The conversation the field needs to have — and that the JCDL community is better positioned to have than most, because it spans the technical and the humanistic dimensions of the problem — is about what cataloguing is for. Not in the abstract, but concretely: for what user communities, in what institutional contexts, with what research purposes, does the documentation function and the interpretation function need to be separated? Where is the distinction between a technically adequate catalogue record and an intellectually adequate one significant enough to justify the cost of human cataloguing? And what does the answer imply for professional training, institutional staffing, and the allocation of the automated systems that genuinely can improve throughput in the cases where the distinction is not significant?
These are not questions that technology choices can answer. They are questions that require the kind of disciplinary self-examination that a conference constituted across computer science, library science, archival studies, and information policy is exactly the right venue to undertake. The temptation, when the tool is ready and the backlog is large and the resourcing is inadequate, is to answer the epistemological question by default — by simply deploying the tool and accepting what it produces as good enough. That default has consequences that will take years to become visible and longer to reverse.
The Vannevar Bush Problem, Revisited
Vannevar Bush's 1945 essay "As We May Think" — the founding document to which this conference's best-paper award pays tribute — was concerned, at its centre, with a problem that has not gone away: the problem of how a culture preserves and transmits its intellectual output across time and across the boundaries of individual minds.
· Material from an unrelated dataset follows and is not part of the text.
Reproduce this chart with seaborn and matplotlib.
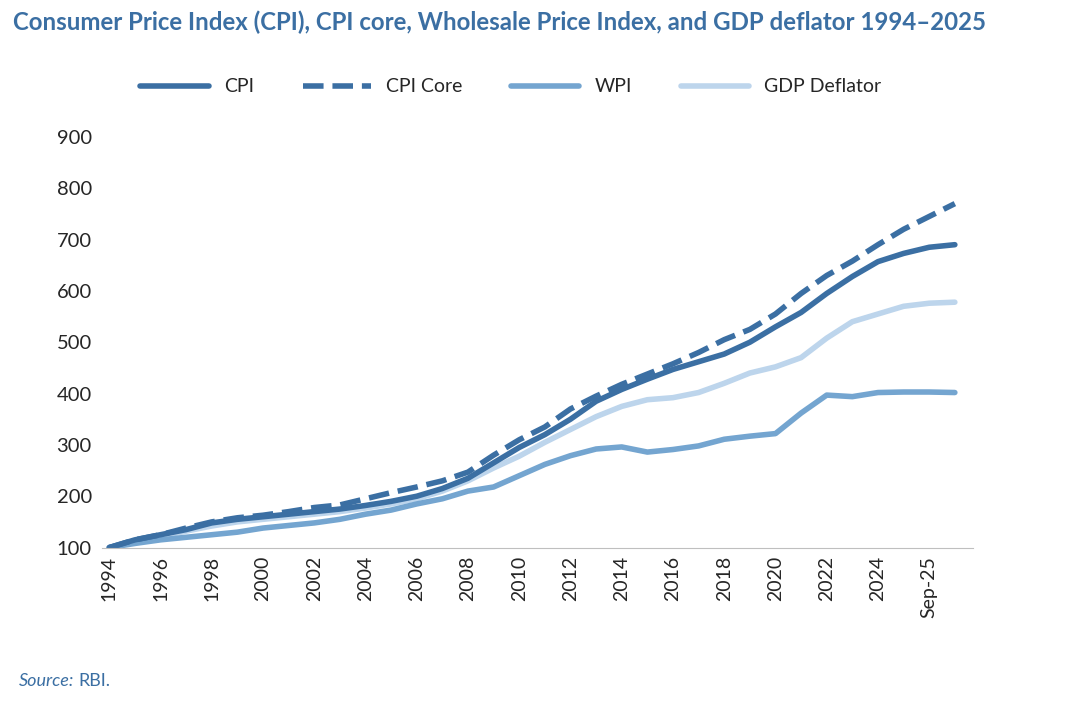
import pandas as pd
import seaborn as sns
import matplotlib.pyplot as plt

# data
periods = [str(y) for y in range(1994, 2026)] + ["Sep-25", "Dec-25"]
cpi = [100, 115, 125, 135, 148, 155, 160, 165, 170, 175, 182, 190, 200, 215, 235, 265, 295,
       320, 350, 385, 408, 428, 447, 462, 477, 500, 530, 558, 595, 628, 657, 673, 685, 690]
cpi_core = [100, 115, 125, 138, 150, 158, 163, 170, 178, 183, 195, 207, 218, 230, 247, 280, 310,
            335, 370, 395, 418, 438, 458, 480, 505, 525, 555, 595, 630, 658, 690, 720, 745, 770]
wpi = [100, 108, 115, 120, 125, 130, 138, 143, 148, 155, 165, 173, 185, 195, 210, 218, 240,
       262, 279, 292, 296, 286, 291, 298, 311, 317, 322, 362, 397, 394, 402, 403, 403, 402]
gdp_deflator = [100, 112, 122, 132, 142, 150, 155, 160, 165, 170, 177, 185, 195, 210, 230, 255, 278,
                305, 330, 355, 375, 388, 392, 402, 420, 440, 452, 470, 508, 540, 555, 570, 576, 578]
tick_labels = [str(y) for y in range(1994, 2025, 2)] + ["Sep-25"]

series = {"CPI": cpi, "CPI Core": cpi_core, "WPI": wpi, "GDP Deflator": gdp_deflator}
colors = {"CPI": "#3b6fa3", "CPI Core": "#3b6fa3", "WPI": "#74a5d0", "GDP Deflator": "#bdd5ec"}

df = pd.DataFrame({"x": range(len(periods)), **series}).melt(id_vars="x", var_name="series", value_name="value")

sns.set_style("white")
plt.rcParams['font.family'] = ['Lato', 'DejaVu Sans']

fig = plt.figure(figsize=(10.69, 7.02), dpi=100)
ax = fig.add_axes([0.095, 0.22, 0.815, 0.585])

for name in ["GDP Deflator", "WPI", "CPI", "CPI Core"]:
    sub = df[df["series"] == name]
    sns.lineplot(data=sub, x="x", y="value", ax=ax, color=colors[name], linewidth=4,
                 linestyle="--" if name == "CPI Core" else "-", label=name)

ax.set_ylim(100, 900)
ax.set_yticks(range(100, 901, 100))
ax.set_xlim(-0.3, len(periods) - 0.3)
ax.set_xticks(range(0, 33, 2))
ax.set_xticklabels(tick_labels, rotation=90, fontsize=14)
ax.tick_params(axis="y", labelsize=14.5)
ax.tick_params(axis="x", length=0, pad=6)
ax.set_xlabel("")
ax.set_ylabel("")
for s in ["top", "right", "left"]:
    ax.spines[s].set_visible(False)
ax.spines["bottom"].set_color("#bfbfbf")

handles, labels = ax.get_legend_handles_labels()
order = ["CPI", "CPI Core", "WPI", "GDP Deflator"]
h = [handles[labels.index(n)] for n in order]
ax.legend(h, order, loc="upper center", bbox_to_anchor=(0.47, 1.185), ncol=4, frameon=False,
          fontsize=14, handlelength=3.5, columnspacing=2.5)

fig.text(0.012, 0.968, "Consumer Price Index (CPI), CPI core, Wholesale Price Index, and GDP deflator 1994\u20132025",
         fontsize=17.3, fontweight="bold", color="#3b6fa3", va="center")
fig.text(0.018, 0.03, "Source:", fontsize=13, style="italic", color="#3b6fa3", va="center")
fig.text(0.073, 0.03, "RBI.", fontsize=13, color="#3b6fa3", va="center")

fig.savefig("out.png", dpi=100)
The Memex that Bush imagined was a retrieval system, but it was also something more: a technology for making connections that individual minds cannot make, for keeping intellectual work alive beyond the death of its creator, for allowing one generation to stand on the accumulated thought of the previous ones.
What the Memex assumed, and what Bush's essay took for granted, was that the intellectual output being preserved was accurately represented — that the indexing and linking that the system performed corresponded to the actual intellectual content of the documents it handled. The crisis that automated cataloguing creates is a crisis of that assumption. A culture whose intellectual output is catalogued by systems that describe surface without understanding substance is a culture that has automated the appearance of preservation without preserving the thing itself.
This is not hyperbole. It is a description of a failure mode that is technically possible and institutionally probable if the field does not make explicit choices about where human interpretive judgement is irreplaceable. The choice not to make that decision is itself a decision — and it is one that Vannevar Bush, who understood both the possibilities and the limits of information technology better than most of his contemporaries, would have recognised as a mistake.
The cataloguer's problem is not going away. It is going deeper. The question is whether the field goes with it.